Every line of the material is to be quoted verbatim, minus the pictures.
--- --- ---
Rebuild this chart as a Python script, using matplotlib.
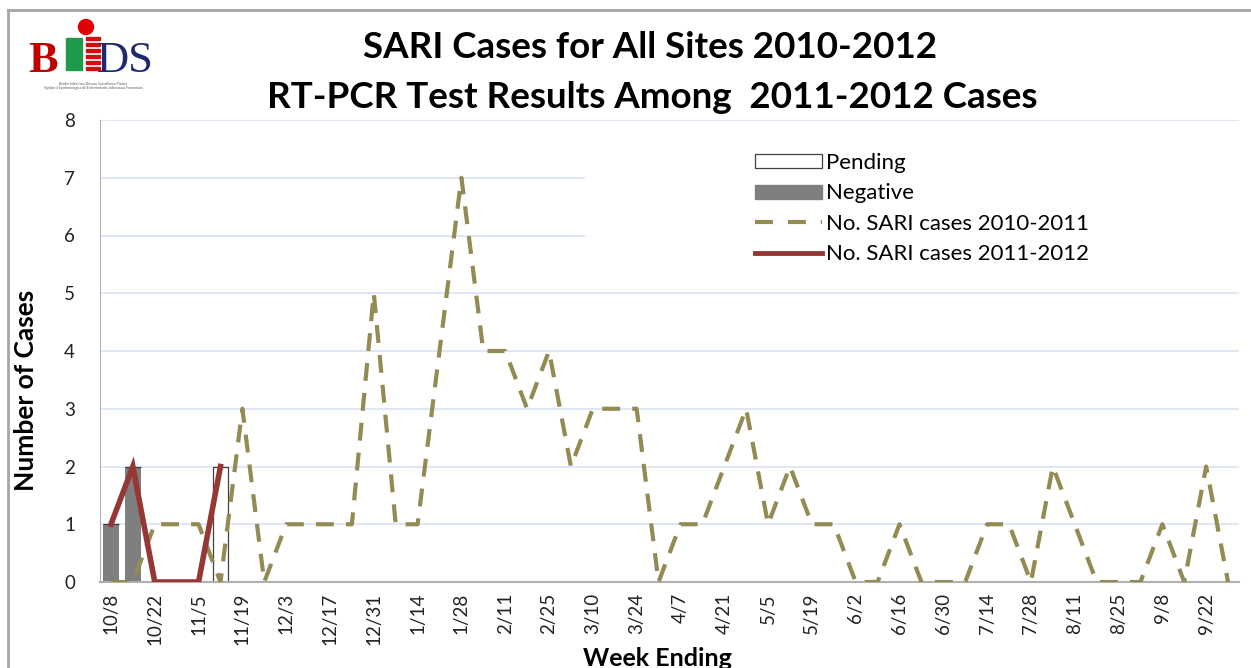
import numpy as np
import matplotlib
matplotlib.use("Agg")
import matplotlib.pyplot as plt
from matplotlib.patches import Rectangle, Ellipse, Patch
from matplotlib.lines import Line2D

plt.rcParams['font.family'] = ['Lato', 'DejaVu Sans']

# week ending dates (2011-2012 season)
weeks = ['10/8', '10/15', '10/22', '10/29', '11/5', '11/12', '11/19', '11/26',
         '12/3', '12/10', '12/17', '12/24', '12/31', '1/7', '1/14', '1/21',
         '1/28', '2/4', '2/11', '2/18', '2/25', '3/3', '3/10', '3/17', '3/24',
         '3/31', '4/7', '4/14', '4/21', '4/28', '5/5', '5/12', '5/19', '5/26',
         '6/2', '6/9', '6/16', '6/23', '6/30', '7/7', '7/14', '7/21', '7/28',
         '8/4', '8/11', '8/18', '8/25', '9/1', '9/8', '9/15', '9/22', '9/29']

sari_2010_2011 = [0, 0, 1, 1, 1, 0, 3, 0, 1, 1, 1, 1, 5, 1, 1, 4, 7, 4, 4, 3,
                  4, 2, 3, 3, 3, 0, 1, 1, 2, 3, 1, 2, 1, 1, 0, 0, 1, 0, 0, 0,
                  1, 1, 0, 2, 1, 0, 0, 0, 1, 0, 2, 0]
sari_2011_2012 = [1, 2, 0, 0, 0, 2]
negative = [1, 2, 0, 0, 0, 0]
pending = [0, 0, 0, 0, 0, 2]

OLIVE = '#948a54'
DARKRED = '#953735'
GRAY = '#7f7f7f'

fig = plt.figure(figsize=(12.51, 6.68), dpi=100)
W, H = 1251, 668
ax = fig.add_axes([100 / W, 1 - 582 / H, 1139 / W, 462 / H])

x = np.arange(len(weeks))
x_cur = np.arange(len(sari_2011_2012))

ax.bar(x_cur, negative, width=0.72, color=GRAY, zorder=2)
ax.bar(x_cur, pending, width=0.72, bottom=negative, facecolor='white',
       edgecolor='#404040', linewidth=0.9, zorder=2)
ax.plot(x, sari_2010_2011, color=OLIVE, lw=3, ls=(0, (4.3, 2.9)), zorder=3)
ax.plot(x_cur, sari_2011_2012, color=DARKRED, lw=4, zorder=4,
        solid_joinstyle='miter')

ax.set_xlim(-0.5, len(weeks) - 0.5)
ax.set_ylim(0, 8)
ax.set_yticks(range(0, 9))
ax.set_xticks(x[::2])
ax.set_xticklabels(weeks[::2], rotation=90)
ax.tick_params(axis='both', length=0, labelsize=13.5, colors='#222222')
ax.tick_params(axis='x', pad=8)
ax.tick_params(axis='y', pad=18)
ax.grid(axis='y', color='#d9e1f4', lw=1.2)
ax.set_axisbelow(True)
for s in ['top', 'right']:
    ax.spines[s].set_visible(False)
ax.spines['left'].set_color('#b0b0b0')
ax.spines['bottom'].set_color('#b0b0b0')
ax.spines['bottom'].set_linewidth(1.5)

# white legend area hiding the grid
ax.add_patch(Rectangle((485 / 1139, 0.63), 1 - 485 / 1139, 0.32,
                       transform=ax.transAxes, facecolor='white',
                       edgecolor='none', zorder=1))

handles = [Patch(facecolor='white', edgecolor='#404040', linewidth=0.9),
           Patch(facecolor=GRAY, edgecolor=GRAY),
           Line2D([], [], color=OLIVE, lw=3, ls=(0, (4.3, 3.6))),
           Line2D([], [], color=DARKRED, lw=3.5)]
labels = ['Pending', 'Negative', 'No. SARI cases 2010-2011',
          'No. SARI cases 2011-2012']
fig.legend(handles, labels, loc='upper left',
           bbox_to_anchor=(755 / W, 1 - 153 / H), frameon=False, fontsize=16,
           handlelength=3.0, handleheight=0.6, handletextpad=0.2,
           labelspacing=0.47, borderpad=0, borderaxespad=0)

ax.set_ylabel('Number of Cases', fontsize=19, fontweight='bold')
ax.yaxis.set_label_coords(-62 / 1139, 0.415)
fig.text(657 / W, 1 - 658 / H, 'Week Ending', ha='center', va='center',
         fontsize=18, fontweight='bold')

fig.text(650 / W, 1 - 48 / H, 'SARI Cases for All Sites 2010-2012',
         ha='center', va='center', fontsize=26.5, fontweight='bold')
fig.text(652 / W, 1 - 97 / H, 'RT-PCR Test Results Among  2011-2012 Cases',
         ha='center', va='center', fontsize=26.5, fontweight='bold')

# outer frame
fig.add_artist(Line2D([8 / W, 8 / W], [0, 1 - 10 / H], color='#a6a6a6', lw=2))
fig.add_artist(Line2D([8 / W, 1], [1 - 10 / H, 1 - 10 / H], color='#a6a6a6', lw=2))

# BIDS logo (approximate)
fig.text(28 / W, 1 - 72 / H, 'B', fontsize=32, fontweight='bold',
         family='Liberation Serif', color='#c00000', va='baseline')
fig.add_artist(Ellipse((86 / W, 1 - 27 / H), 15 / W, 15 / H,
                       transform=fig.transFigure, color='#e00000'))
fig.add_artist(Rectangle((66 / W, 1 - 70 / H), 16 / W, 32 / H,
                         transform=fig.transFigure, color='#1e9a4a'))
for k in range(6):
    fig.add_artist(Rectangle((86 / W, 1 - (40 + 6 * k) / H), 14 / W, 3 / H,
                             transform=fig.transFigure, color='#d01010'))
fig.text(97 / W, 1 - 72 / H, 'DS', fontsize=32,
         family='Liberation Serif', color='#1f2a6e', va='baseline')
fig.text(93 / W, 1 - 82 / H,
         'Border Infectious Disease Surveillance Project\n'
         'Vigilancia Epidemiologica de Enfermedades Infecciosas Fronterizas',
         fontsize=2.4, color='#555555', ha='center', va='top',
         linespacing=1.1)

fig.savefig('out.png', dpi=100)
--- --- ---
**RESULT:**
Rebuild this chart as a Python script, using matplotlib.
import numpy as np
import matplotlib
matplotlib.use("Agg")
import matplotlib.pyplot as plt
from matplotlib.patches import Rectangle, Ellipse, Patch
from matplotlib.lines import Line2D

plt.rcParams['font.family'] = ['Lato', 'DejaVu Sans']

# week ending dates (2011-2012 season)
weeks = ['10/8', '10/15', '10/22', '10/29', '11/5', '11/12', '11/19', '11/26',
         '12/3', '12/10', '12/17', '12/24', '12/31', '1/7', '1/14', '1/21',
         '1/28', '2/4', '2/11', '2/18', '2/25', '3/3', '3/10', '3/17', '3/24',
         '3/31', '4/7', '4/14', '4/21', '4/28', '5/5', '5/12', '5/19', '5/26',
         '6/2', '6/9', '6/16', '6/23', '6/30', '7/7', '7/14', '7/21', '7/28',
         '8/4', '8/11', '8/18', '8/25', '9/1', '9/8', '9/15', '9/22', '9/29']

sari_2010_2011 = [0, 0, 1, 1, 1, 0, 3, 0, 1, 1, 1, 1, 5, 1, 1, 4, 7, 4, 4, 3,
                  4, 2, 3, 3, 3, 0, 1, 1, 2, 3, 1, 2, 1, 1, 0, 0, 1, 0, 0, 0,
                  1, 1, 0, 2, 1, 0, 0, 0, 1, 0, 2, 0]
sari_2011_2012 = [1, 2, 0, 0, 0, 2]
negative = [1, 2, 0, 0, 0, 0]
pending = [0, 0, 0, 0, 0, 2]

OLIVE = '#948a54'
DARKRED = '#953735'
GRAY = '#7f7f7f'

fig = plt.figure(figsize=(12.51, 6.68), dpi=100)
W, H = 1251, 668
ax = fig.add_axes([100 / W, 1 - 582 / H, 1139 / W, 462 / H])

x = np.arange(len(weeks))
x_cur = np.arange(len(sari_2011_2012))

ax.bar(x_cur, negative, width=0.72, color=GRAY, zorder=2)
ax.bar(x_cur, pending, width=0.72, bottom=negative, facecolor='white',
       edgecolor='#404040', linewidth=0.9, zorder=2)
ax.plot(x, sari_2010_2011, color=OLIVE, lw=3, ls=(0, (4.3, 2.9)), zorder=3)
ax.plot(x_cur, sari_2011_2012, color=DARKRED, lw=4, zorder=4,
        solid_joinstyle='miter')

ax.set_xlim(-0.5, len(weeks) - 0.5)
ax.set_ylim(0, 8)
ax.set_yticks(range(0, 9))
ax.set_xticks(x[::2])
ax.set_xticklabels(weeks[::2], rotation=90)
ax.tick_params(axis='both', length=0, labelsize=13.5, colors='#222222')
ax.tick_params(axis='x', pad=8)
ax.tick_params(axis='y', pad=18)
ax.grid(axis='y', color='#d9e1f4', lw=1.2)
ax.set_axisbelow(True)
for s in ['top', 'right']:
    ax.spines[s].set_visible(False)
ax.spines['left'].set_color('#b0b0b0')
ax.spines['bottom'].set_color('#b0b0b0')
ax.spines['bottom'].set_linewidth(1.5)

# white legend area hiding the grid
ax.add_patch(Rectangle((485 / 1139, 0.63), 1 - 485 / 1139, 0.32,
                       transform=ax.transAxes, facecolor='white',
                       edgecolor='none', zorder=1))

handles = [Patch(facecolor='white', edgecolor='#404040', linewidth=0.9),
           Patch(facecolor=GRAY, edgecolor=GRAY),
           Line2D([], [], color=OLIVE, lw=3, ls=(0, (4.3, 3.6))),
           Line2D([], [], color=DARKRED, lw=3.5)]
labels = ['Pending', 'Negative', 'No. SARI cases 2010-2011',
          'No. SARI cases 2011-2012']
fig.legend(handles, labels, loc='upper left',
           bbox_to_anchor=(755 / W, 1 - 153 / H), frameon=False, fontsize=16,
           handlelength=3.0, handleheight=0.6, handletextpad=0.2,
           labelspacing=0.47, borderpad=0, borderaxespad=0)

ax.set_ylabel('Number of Cases', fontsize=19, fontweight='bold')
ax.yaxis.set_label_coords(-62 / 1139, 0.415)
fig.text(657 / W, 1 - 658 / H, 'Week Ending', ha='center', va='center',
         fontsize=18, fontweight='bold')

fig.text(650 / W, 1 - 48 / H, 'SARI Cases for All Sites 2010-2012',
         ha='center', va='center', fontsize=26.5, fontweight='bold')
fig.text(652 / W, 1 - 97 / H, 'RT-PCR Test Results Among  2011-2012 Cases',
         ha='center', va='center', fontsize=26.5, fontweight='bold')

# outer frame
fig.add_artist(Line2D([8 / W, 8 / W], [0, 1 - 10 / H], color='#a6a6a6', lw=2))
fig.add_artist(Line2D([8 / W, 1], [1 - 10 / H, 1 - 10 / H], color='#a6a6a6', lw=2))

# BIDS logo (approximate)
fig.text(28 / W, 1 - 72 / H, 'B', fontsize=32, fontweight='bold',
         family='Liberation Serif', color='#c00000', va='baseline')
fig.add_artist(Ellipse((86 / W, 1 - 27 / H), 15 / W, 15 / H,
                       transform=fig.transFigure, color='#e00000'))
fig.add_artist(Rectangle((66 / W, 1 - 70 / H), 16 / W, 32 / H,
                         transform=fig.transFigure, color='#1e9a4a'))
for k in range(6):
    fig.add_artist(Rectangle((86 / W, 1 - (40 + 6 * k) / H), 14 / W, 3 / H,
                             transform=fig.transFigure, color='#d01010'))
fig.text(97 / W, 1 - 72 / H, 'DS', fontsize=32,
         family='Liberation Serif', color='#1f2a6e', va='baseline')
fig.text(93 / W, 1 - 82 / H,
         'Border Infectious Disease Surveillance Project\n'
         'Vigilancia Epidemiologica de Enfermedades Infecciosas Fronterizas',
         fontsize=2.4, color='#555555', ha='center', va='top',
         linespacing=1.1)

fig.savefig('out.png', dpi=100)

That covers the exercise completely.